Task to carry out. The first line to copy is the one with "Recreate this image as a web"; the last is the one with "let height = H - margin.top - margin.bottom;". Copy each line in that range exactly, leaving out all others.

Data for this exercise.
::::

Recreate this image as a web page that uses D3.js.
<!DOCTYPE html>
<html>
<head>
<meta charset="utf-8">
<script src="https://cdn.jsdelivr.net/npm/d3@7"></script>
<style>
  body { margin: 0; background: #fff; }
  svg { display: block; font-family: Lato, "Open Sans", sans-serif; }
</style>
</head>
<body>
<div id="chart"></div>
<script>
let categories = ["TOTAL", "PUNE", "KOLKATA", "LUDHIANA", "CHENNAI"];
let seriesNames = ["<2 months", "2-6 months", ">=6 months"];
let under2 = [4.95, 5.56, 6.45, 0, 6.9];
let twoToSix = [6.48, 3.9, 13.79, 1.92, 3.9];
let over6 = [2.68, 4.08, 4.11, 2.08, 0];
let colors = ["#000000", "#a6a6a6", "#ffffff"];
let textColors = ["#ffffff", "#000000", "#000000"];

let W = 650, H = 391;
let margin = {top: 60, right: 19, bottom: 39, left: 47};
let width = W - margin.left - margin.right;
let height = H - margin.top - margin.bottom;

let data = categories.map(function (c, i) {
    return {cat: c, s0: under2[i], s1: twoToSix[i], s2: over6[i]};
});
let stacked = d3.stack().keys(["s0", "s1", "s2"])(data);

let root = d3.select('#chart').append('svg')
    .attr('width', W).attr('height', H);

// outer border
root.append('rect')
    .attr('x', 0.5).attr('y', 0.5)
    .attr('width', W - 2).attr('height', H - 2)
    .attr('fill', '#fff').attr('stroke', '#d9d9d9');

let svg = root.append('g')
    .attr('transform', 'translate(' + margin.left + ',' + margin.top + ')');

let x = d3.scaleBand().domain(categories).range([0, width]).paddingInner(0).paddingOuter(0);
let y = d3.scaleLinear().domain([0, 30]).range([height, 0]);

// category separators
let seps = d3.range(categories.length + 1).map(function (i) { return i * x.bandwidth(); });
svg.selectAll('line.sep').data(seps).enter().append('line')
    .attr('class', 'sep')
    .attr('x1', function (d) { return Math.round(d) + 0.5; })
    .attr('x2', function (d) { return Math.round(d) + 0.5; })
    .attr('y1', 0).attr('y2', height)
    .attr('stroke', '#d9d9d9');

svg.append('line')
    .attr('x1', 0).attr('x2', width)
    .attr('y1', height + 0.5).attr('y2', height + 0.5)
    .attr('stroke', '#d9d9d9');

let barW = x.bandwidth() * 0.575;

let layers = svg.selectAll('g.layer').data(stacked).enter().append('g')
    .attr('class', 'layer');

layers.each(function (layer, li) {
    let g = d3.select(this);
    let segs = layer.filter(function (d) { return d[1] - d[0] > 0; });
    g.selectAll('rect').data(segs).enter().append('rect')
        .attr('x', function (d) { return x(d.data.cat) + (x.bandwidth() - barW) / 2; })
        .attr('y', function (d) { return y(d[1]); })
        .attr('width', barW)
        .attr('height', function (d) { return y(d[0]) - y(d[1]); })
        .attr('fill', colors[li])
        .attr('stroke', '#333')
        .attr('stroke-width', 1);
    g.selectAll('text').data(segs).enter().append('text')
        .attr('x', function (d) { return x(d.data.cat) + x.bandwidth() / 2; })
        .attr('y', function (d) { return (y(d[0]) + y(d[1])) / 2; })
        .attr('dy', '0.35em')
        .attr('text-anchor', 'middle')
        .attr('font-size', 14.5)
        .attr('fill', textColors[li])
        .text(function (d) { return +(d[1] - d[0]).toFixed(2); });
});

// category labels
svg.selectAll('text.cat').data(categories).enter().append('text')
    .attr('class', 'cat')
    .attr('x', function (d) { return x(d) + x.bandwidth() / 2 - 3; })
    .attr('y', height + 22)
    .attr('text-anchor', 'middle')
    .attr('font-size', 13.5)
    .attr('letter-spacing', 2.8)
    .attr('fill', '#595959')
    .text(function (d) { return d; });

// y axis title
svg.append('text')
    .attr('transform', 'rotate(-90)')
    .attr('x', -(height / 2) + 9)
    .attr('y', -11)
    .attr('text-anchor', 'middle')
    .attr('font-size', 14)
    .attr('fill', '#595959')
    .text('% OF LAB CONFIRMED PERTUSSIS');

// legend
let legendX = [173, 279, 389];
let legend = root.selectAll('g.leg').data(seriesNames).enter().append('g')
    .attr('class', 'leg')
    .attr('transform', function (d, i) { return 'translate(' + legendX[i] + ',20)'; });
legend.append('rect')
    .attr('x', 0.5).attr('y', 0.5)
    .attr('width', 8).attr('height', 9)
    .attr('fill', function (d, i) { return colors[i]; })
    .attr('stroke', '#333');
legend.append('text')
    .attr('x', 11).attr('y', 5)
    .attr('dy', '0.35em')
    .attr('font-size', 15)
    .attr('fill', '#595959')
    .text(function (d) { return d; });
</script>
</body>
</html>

::::

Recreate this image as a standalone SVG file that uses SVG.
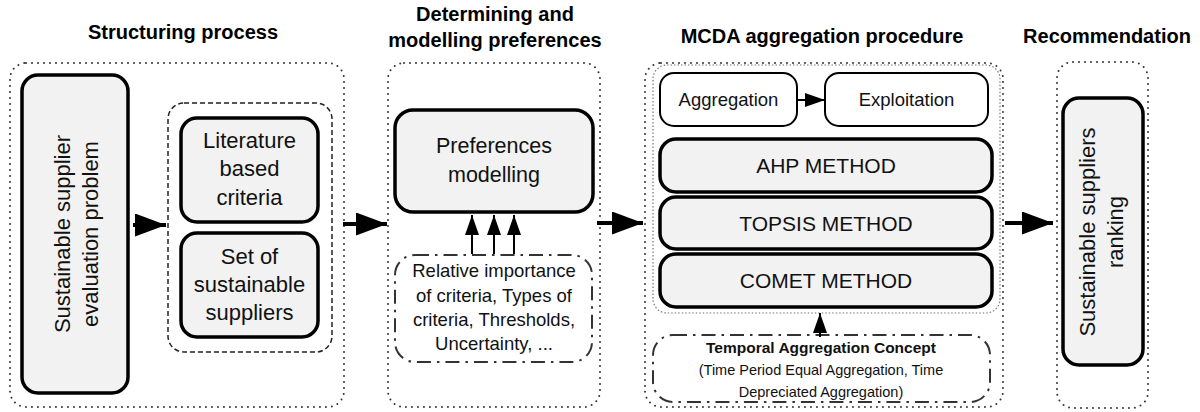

::::

Answer to this exercise.
Recreate this image as a web page that uses D3.js.
<!DOCTYPE html>
<html>
<head>
<meta charset="utf-8">
<script src="https://cdn.jsdelivr.net/npm/d3@7"></script>
<style>
  body { margin: 0; background: #fff; }
  svg { display: block; font-family: Lato, "Open Sans", sans-serif; }
</style>
</head>
<body>
<div id="chart"></div>
<script>
let categories = ["TOTAL", "PUNE", "KOLKATA", "LUDHIANA", "CHENNAI"];
let seriesNames = ["<2 months", "2-6 months", ">=6 months"];
let under2 = [4.95, 5.56, 6.45, 0, 6.9];
let twoToSix = [6.48, 3.9, 13.79, 1.92, 3.9];
let over6 = [2.68, 4.08, 4.11, 2.08, 0];
let colors = ["#000000", "#a6a6a6", "#ffffff"];
let textColors = ["#ffffff", "#000000", "#000000"];

let W = 650, H = 391;
let margin = {top: 60, right: 19, bottom: 39, left: 47};
let width = W - margin.left - margin.right;
let height = H - margin.top - margin.bottom;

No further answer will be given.